* TASK TO COMPLETE
Copy every line in the records below that contains the word "this".

* RECORDS FOR PROCESSING
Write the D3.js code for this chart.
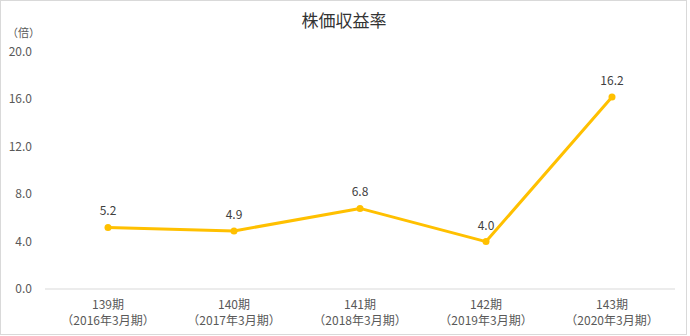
--
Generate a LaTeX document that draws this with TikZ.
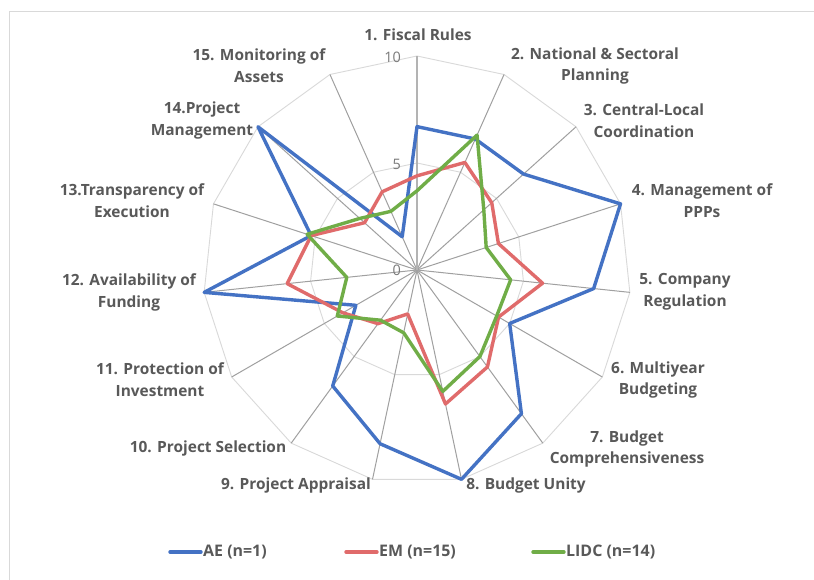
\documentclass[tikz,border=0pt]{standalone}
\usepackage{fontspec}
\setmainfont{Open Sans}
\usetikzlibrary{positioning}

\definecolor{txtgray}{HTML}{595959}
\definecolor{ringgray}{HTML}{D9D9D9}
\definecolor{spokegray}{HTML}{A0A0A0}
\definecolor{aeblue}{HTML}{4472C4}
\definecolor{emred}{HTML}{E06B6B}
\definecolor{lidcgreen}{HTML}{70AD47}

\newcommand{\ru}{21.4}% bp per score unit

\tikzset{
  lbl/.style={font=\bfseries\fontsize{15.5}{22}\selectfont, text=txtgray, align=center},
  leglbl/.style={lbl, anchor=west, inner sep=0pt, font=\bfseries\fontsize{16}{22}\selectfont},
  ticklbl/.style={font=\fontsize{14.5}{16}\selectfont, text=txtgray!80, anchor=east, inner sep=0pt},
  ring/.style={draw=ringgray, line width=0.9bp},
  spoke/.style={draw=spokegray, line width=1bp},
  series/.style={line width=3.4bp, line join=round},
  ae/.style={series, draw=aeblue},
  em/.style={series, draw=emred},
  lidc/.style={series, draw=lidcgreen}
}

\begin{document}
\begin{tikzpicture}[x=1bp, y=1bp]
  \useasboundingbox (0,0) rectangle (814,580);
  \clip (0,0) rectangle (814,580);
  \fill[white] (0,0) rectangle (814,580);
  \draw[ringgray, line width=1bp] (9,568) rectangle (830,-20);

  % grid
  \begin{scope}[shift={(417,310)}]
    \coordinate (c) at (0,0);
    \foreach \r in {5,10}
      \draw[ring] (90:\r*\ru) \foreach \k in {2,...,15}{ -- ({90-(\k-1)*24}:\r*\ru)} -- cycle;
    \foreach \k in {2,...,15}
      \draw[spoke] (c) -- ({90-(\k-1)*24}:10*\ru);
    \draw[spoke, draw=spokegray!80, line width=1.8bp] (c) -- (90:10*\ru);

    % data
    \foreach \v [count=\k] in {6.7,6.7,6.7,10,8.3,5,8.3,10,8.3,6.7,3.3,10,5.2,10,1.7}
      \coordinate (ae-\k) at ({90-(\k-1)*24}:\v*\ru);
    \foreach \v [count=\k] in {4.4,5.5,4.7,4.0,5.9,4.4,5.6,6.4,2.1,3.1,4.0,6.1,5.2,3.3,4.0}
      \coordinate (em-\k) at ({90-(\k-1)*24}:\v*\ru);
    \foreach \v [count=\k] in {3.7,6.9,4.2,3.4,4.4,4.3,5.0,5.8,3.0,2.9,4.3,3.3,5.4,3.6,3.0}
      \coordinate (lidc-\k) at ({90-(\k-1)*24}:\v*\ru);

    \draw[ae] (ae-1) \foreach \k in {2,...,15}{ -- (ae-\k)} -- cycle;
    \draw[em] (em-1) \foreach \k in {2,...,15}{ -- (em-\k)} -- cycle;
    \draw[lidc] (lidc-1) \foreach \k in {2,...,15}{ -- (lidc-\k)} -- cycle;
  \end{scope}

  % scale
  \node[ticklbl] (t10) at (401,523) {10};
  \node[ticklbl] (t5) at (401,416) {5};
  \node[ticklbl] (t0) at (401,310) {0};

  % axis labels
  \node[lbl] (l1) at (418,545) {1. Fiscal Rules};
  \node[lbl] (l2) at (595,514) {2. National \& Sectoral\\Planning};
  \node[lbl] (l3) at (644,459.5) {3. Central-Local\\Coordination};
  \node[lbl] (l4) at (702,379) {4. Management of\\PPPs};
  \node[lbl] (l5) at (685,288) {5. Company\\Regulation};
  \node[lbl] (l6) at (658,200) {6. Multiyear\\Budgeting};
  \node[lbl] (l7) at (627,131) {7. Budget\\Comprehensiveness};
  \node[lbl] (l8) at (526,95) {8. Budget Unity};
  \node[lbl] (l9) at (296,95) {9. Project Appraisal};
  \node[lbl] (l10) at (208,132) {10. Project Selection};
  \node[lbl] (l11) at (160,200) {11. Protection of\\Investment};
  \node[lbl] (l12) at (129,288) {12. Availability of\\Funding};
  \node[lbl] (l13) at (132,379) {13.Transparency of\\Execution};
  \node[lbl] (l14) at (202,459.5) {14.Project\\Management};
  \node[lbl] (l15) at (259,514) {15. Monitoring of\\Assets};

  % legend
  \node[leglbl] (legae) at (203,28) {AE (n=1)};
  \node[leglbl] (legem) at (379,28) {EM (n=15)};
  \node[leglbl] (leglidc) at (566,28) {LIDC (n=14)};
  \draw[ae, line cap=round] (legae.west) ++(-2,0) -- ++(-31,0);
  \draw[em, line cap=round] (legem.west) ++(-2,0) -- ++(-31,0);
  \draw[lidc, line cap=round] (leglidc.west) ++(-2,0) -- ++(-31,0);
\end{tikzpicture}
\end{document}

* RESPONSE TO THE EXERCISE
Write the D3.js code for this chart.
Generate a LaTeX document that draws this with TikZ.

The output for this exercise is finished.